The two homes highlight the prominent roles that Lincoln and Darwin proudly and passionately shared: as husbands, fathers, householders. In the parlance of their era, both men qualified as "gentlemen" – Darwin by birth and breeding, Lincoln through his own relentless and self-conscious effort. While Darwin compiled a glittering record at Cambridge, Lincoln made up for his own lack of formal education by driving his oldest boy, Robert, to academic excellence. When Robert failed his Harvard entrance exams in 1859, the Lincolns enrolled him at Phillips Exeter Academy in distant New Hampshire, until he won admittance to Harvard on his second try (and graduated before entering the Union Army in 1864).
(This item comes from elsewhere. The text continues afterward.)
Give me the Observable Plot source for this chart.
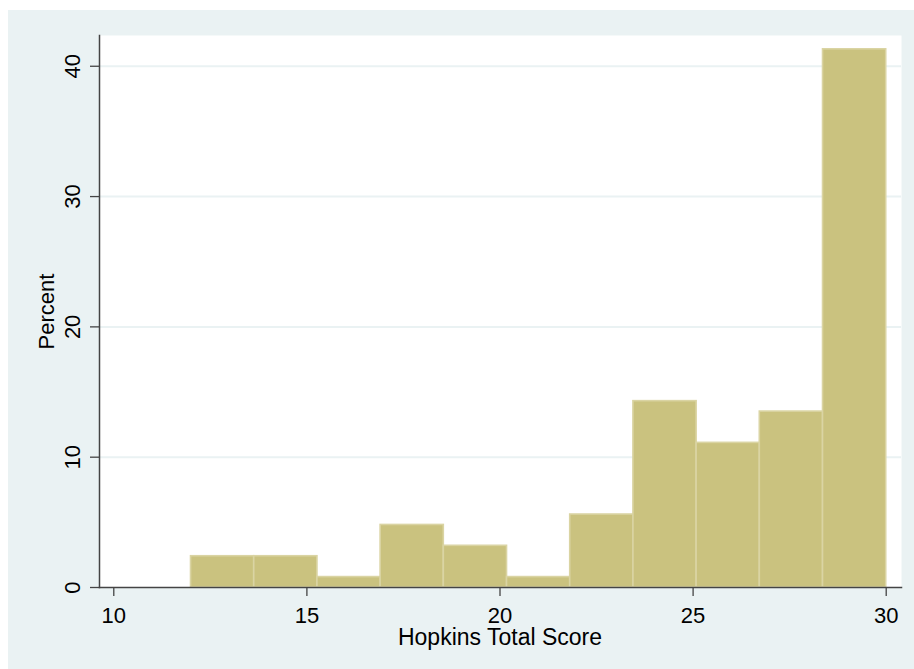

Both Lincoln and Darwin adored their children, and mourned prodigiously over the early, tragic death of Annie Darwin (aged ten, in 1851), Eddie Lincoln (age four, in 1850), and Willie Lincoln (age eleven, in 1862, at the height of the Civil War). Both men relished spending time in family pursuits at home. Lincoln enjoyed reading aloud to his boys, or wrestling with them on the floor -- though his career as a circuit-riding lawyer and ceaselessly ambitious politician kept him frequently on the road. Describing the carefully reconstructed ground floor of Down House, the curators explain: "Here you imagine Darwin, the man and father, scooting about his study in his wheeled armchair, taking on his sons at billiards and sprawling on the blue couch in the drawing room while Emma plays her grand piano (with 'vigour and spirit, but not passion,' recalled their daughter Henrietta)."
Both men, despite bouts of anxiety and "melancholy" (to use a phrase in vogue at the time) took great care to live up to expectations in their conventional, respectable, honorable roles as family patriarchs. Other bearded eminences of the era showed well-advertised contempt for middle class mores – as did Lincoln's worshipful poetic supporter, Walt Whitman, or Darwin's fan Karl Marx (who sent the naturalist an inscribed copy of the first volume of "Das Kapital," signed "from his sincere admirer.")
In the last analysis, rebels and free spirits could dismiss Abe and Charles as hopelessly bourgeois—timid souls who whole-heartedly embraced the proper joys of family life so frequently celebrated in the Victorian age. Though married relatively late in life (Darwin at 29, Lincoln at 33), both men ultimately seized the opportunity wittily described by their contemporary W.S. Gilbert: "to indulge in the felicity/ of unbounded domesticity." Yes, Lincolns and Darwins suffered their share of tragedies– the sort of losses melodically mourned in the sentimental songs that Honest Abe immoderately loved –but these setbacks in no way compromised the commitment of the two heads of household to ideals of family bliss.
In commemorating the dual bicentennial of February, 2009, this crucial, unshakable and enthusiastically shared attitude on the part of the martyred president and the world-shaking scientist managed to escape serious notice from leading commentators. It's too bad, since few interested individuals can hope to replicate the genius or stature of the two birthday boys, but we can each aspire to their favored function as devoted fathers, good neighbors, and proud heads of household in comfortable and respectable middle class homes.